Ashley Tisdale’s essay: feeling pushed out
In her piece for The Cut last month, Tisdale described a pattern of social exclusion: being left off event invites, noticing her place at the table during gatherings, and receiving mixed signals after reaching out. She said those experiences revived old insecurities and left her feeling isolated in a phase of life that she expected to be supportive.
She recounted attempts to reconcile that fell flat—one friend sent flowers but later ignored her, another suggested others simply assumed she’d already been invited. Tisdale concluded the piece by urging readers to seek communities that make them feel genuinely liked rather than second-guessing their place, even when an online feed looks cheerful.
Why this story is unfolding now
There are three overlapping dynamics at play that explain the rapid spread and sting of these accounts:
- Celebrity visibility: Established stars carry histories that make private moments newsworthy.

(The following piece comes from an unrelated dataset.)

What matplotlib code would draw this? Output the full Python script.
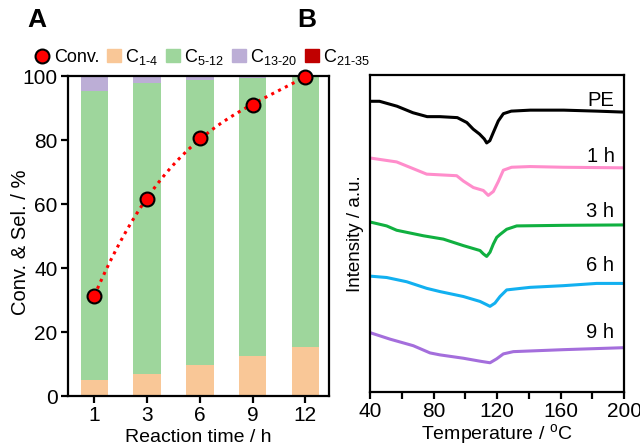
import numpy as np
import matplotlib
matplotlib.use("Agg")
import matplotlib.pyplot as plt
from matplotlib.lines import Line2D
from matplotlib.patches import Patch

plt.rcParams['font.family'] = ['Liberation Sans', 'DejaVu Sans']
plt.rcParams['mathtext.fontset'] = 'custom'
plt.rcParams['mathtext.rm'] = 'Liberation Sans'
plt.rcParams['mathtext.it'] = 'Liberation Sans'

# ---- Panel A data ----
times = ["1", "3", "6", "9", "12"]
conv = [31.4, 61.7, 80.5, 91.0, 99.8]
c1_4 = [5.1, 6.9, 9.6, 12.4, 15.4]
c5_12 = [90.3, 91.0, 89.2, 86.9, 84.4]
c13_20 = [4.6, 2.1, 1.2, 0.7, 0.2]
c21_35 = [0.0, 0.0, 0.0, 0.0, 0.0]

# ---- Panel B data (DSC curves) ----
pe_T = [40, 46, 57, 67, 76, 84, 95, 101, 105, 109, 112, 113.5, 115.5, 117.7, 120.8, 124, 129, 141, 162, 183, 200]
pe_I = [295.3, 295.3, 290.3, 283.7, 279.7, 279.7, 278.7, 273.7, 267, 262, 257, 253, 255.3, 263.7, 275.3, 282.7, 285.3, 286.3, 286.3, 285.3, 284.3]
h1_T = [40, 56.8, 75.7, 94.6, 98.8, 105.1, 111.4, 114.5, 117.7, 120.8, 124, 129.2, 140.8, 161.8, 199.6]
h1_I = [237.7, 233.7, 221.3, 219.7, 214.3, 207.7, 204.7, 199.7, 203.7, 213.7, 225.3, 228.3, 229, 228.3, 227.7]
h3_T = [40, 50.5, 56.8, 73.6, 86.2, 98.8, 109.3, 111.4, 113.5, 115.6, 117.7, 119.8, 121.9, 126.1, 132.4, 161.8, 199.6]
h3_I = [172.7, 168.7, 164.3, 158.7, 155.3, 148.7, 143.7, 140.3, 137.7, 142, 150.3, 157, 160, 165.3, 168.7, 169.3, 169.7]
h6_T = [40, 50.5, 63.1, 75.7, 84.1, 98.8, 109.3, 113.5, 115.6, 118.7, 121.9, 126.1, 140.8, 161.8, 182.8, 199.6]
h6_I = [117.7, 116.3, 112, 105.3, 102, 97, 92, 88.7, 87, 90.3, 97, 103.7, 106.3, 108, 110.3, 110.3]
h9_T = [40, 52.6, 67.3, 77.8, 84.1, 98.8, 109.3, 115.6, 119.8, 124, 130.3, 161.8, 199.6]
h9_I = [60.3, 53.7, 47, 39.7, 37.7, 34.3, 31.3, 29.7, 33.7, 38.7, 41, 43, 45]
curve_labels = ["PE", "1 h", "3 h", "6 h", "9 h"]
label_y = [296, 239, 183, 129, 60]

col_c14 = "#F9C797"
col_c512 = "#9ED69C"
col_c1320 = "#BCAED6"
col_c2135 = "#C00000"

fig = plt.figure(figsize=(6.4, 4.48), dpi=100)
W, H = 640, 448
axA = fig.add_axes([68 / W, 1 - 396 / H, (329 - 68) / W, (396 - 76) / H])
axB = fig.add_axes([370 / W, 1 - 392 / H, (624 - 370) / W, (392 - 75) / H])

x = np.arange(len(times))
bw = 0.52
b0 = np.zeros(len(times))
for vals, c in [(c1_4, col_c14), (c5_12, col_c512), (c13_20, col_c1320), (c21_35, col_c2135)]:
    axA.bar(x, vals, bw, bottom=b0, color=c, edgecolor='none', zorder=1)
    b0 = b0 + np.array(vals)

# smooth fit of conversion
p = np.polyfit(x, conv, 3)
xs = np.linspace(0, len(times) - 1, 200)
axA.plot(xs, np.polyval(p, xs), ls=(0, (1, 1.5)), color='red', lw=2.2, zorder=2)
axA.plot(x, conv, 'o', ms=10, mfc='red', mec='black', mew=1.5, zorder=3, clip_on=False)

axA.set_xlim(-0.5, 4.45)
axA.set_ylim(0, 100)
axA.set_yticks([0, 20, 40, 60, 80, 100])
axA.set_xticks(x)
axA.set_xticklabels(times)
axA.set_ylabel("Conv. & Sel. / %", fontsize=14.5)
axA.yaxis.set_label_coords(-0.145, 0.48)

lw_sp = 1.6
for ax in (axA, axB):
    for s in ax.spines.values():
        s.set_linewidth(lw_sp)
    ax.tick_params(direction='out', width=lw_sp, length=5, labelsize=15, pad=2.5)

# Panel B
colors_B = ["black", "#FF8DCB", "#10B040", "#12B0F0", "#A46EDC"]
curves = [(pe_T, pe_I), (h1_T, h1_I), (h3_T, h3_I), (h6_T, h6_I), (h9_T, h9_I)]
for (T, I), c, lab, ly in zip(curves, colors_B, curve_labels, label_y):
    axB.plot(T, I, color=c, lw=2.2, solid_capstyle='round', solid_joinstyle='round')
    axB.text(194, ly, lab, ha='right', va='center', fontsize=14.5)

axB.set_xlim(40, 200)
axB.set_ylim(0, 322)
axB.set_xticks([40, 80, 120, 160, 200])
axB.set_xticks([60, 100, 140, 180], minor=True)
axB.tick_params(which='minor', direction='out', width=lw_sp, length=5)
axB.tick_params(axis='x', pad=2)
axB.set_yticks([])
axB.set_ylabel("Intensity / a.u.", fontsize=13.5, labelpad=4)

# x labels placed near the bottom edge, fully inside the figure
fig.text((68 + 329) / 2 / W, 2 / H, "Reaction time / h", fontsize=14, ha='center', va='bottom')
fig.text((370 + 624) / 2 / W, 2 / H, "Temperature / $^{\\rm o}$C", fontsize=14, ha='center', va='bottom')

fig.text(27 / W, 1 - 20 / H, "A", fontsize=19, fontweight='bold', va='center', ha='left')
fig.text(297 / W, 1 - 20 / H, "B", fontsize=19, fontweight='bold', va='center', ha='left')

handles = [
    Line2D([], [], marker='o', ls='none', ms=10, mfc='red', mec='black', mew=1.5),
    Patch(color=col_c14), Patch(color=col_c512), Patch(color=col_c1320), Patch(color=col_c2135),
]
labels = ["Conv.", "C$_{\\text{1-4}}$", "C$_{\\text{5-12}}$", "C$_{\\text{13-20}}$", "C$_{\\text{21-35}}$"]
fig.legend(handles, labels, loc='center', bbox_to_anchor=(203 / W, 1 - 57 / H), ncol=5,
           frameon=False, fontsize=13, handlelength=0.75, handleheight=0.75, handletextpad=0.25,
           columnspacing=0.45, borderaxespad=0, borderpad=0)

fig.savefig("out.png", dpi=100)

- Social media amplification: Short-form platforms can reframe nuance into shareable accusations or memes.
- Parenting expectations: Parenthood is often portrayed as a communal experience, so exclusion can feel especially painful and visible.

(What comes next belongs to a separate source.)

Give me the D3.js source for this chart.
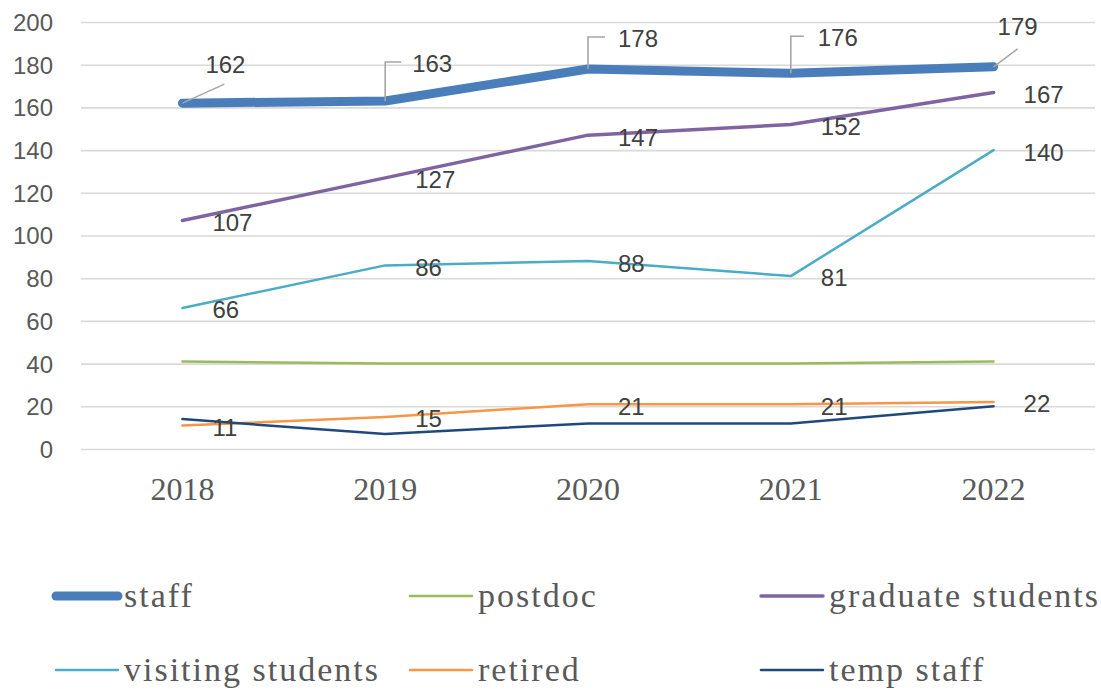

The combination makes ordinary interpersonal friction into a cultural moment, with reputational consequences for those involved and a broader conversation about how adults navigate friendship under public pressure.
What to take away
Beyond celebrity headlines, the episode carries a few practical implications for parents and public figures:
- Online narratives rarely capture full context—first-person essays can prompt sympathy and criticism alike.
- Good-faith outreach doesn’t always resolve hurt; visible gestures can coexist with private distance.
- For people in the public eye, social media responses (or those from close associates) can escalate rather than defuse tensions.
For now, both women remain in the public eye while their private conflict plays out online. The episode underscores how parenting communities, celebrity status and fast-moving social platforms can turn interpersonal slights into widely consumed stories — and why many public figures now approach friendship and visibility with extra caution.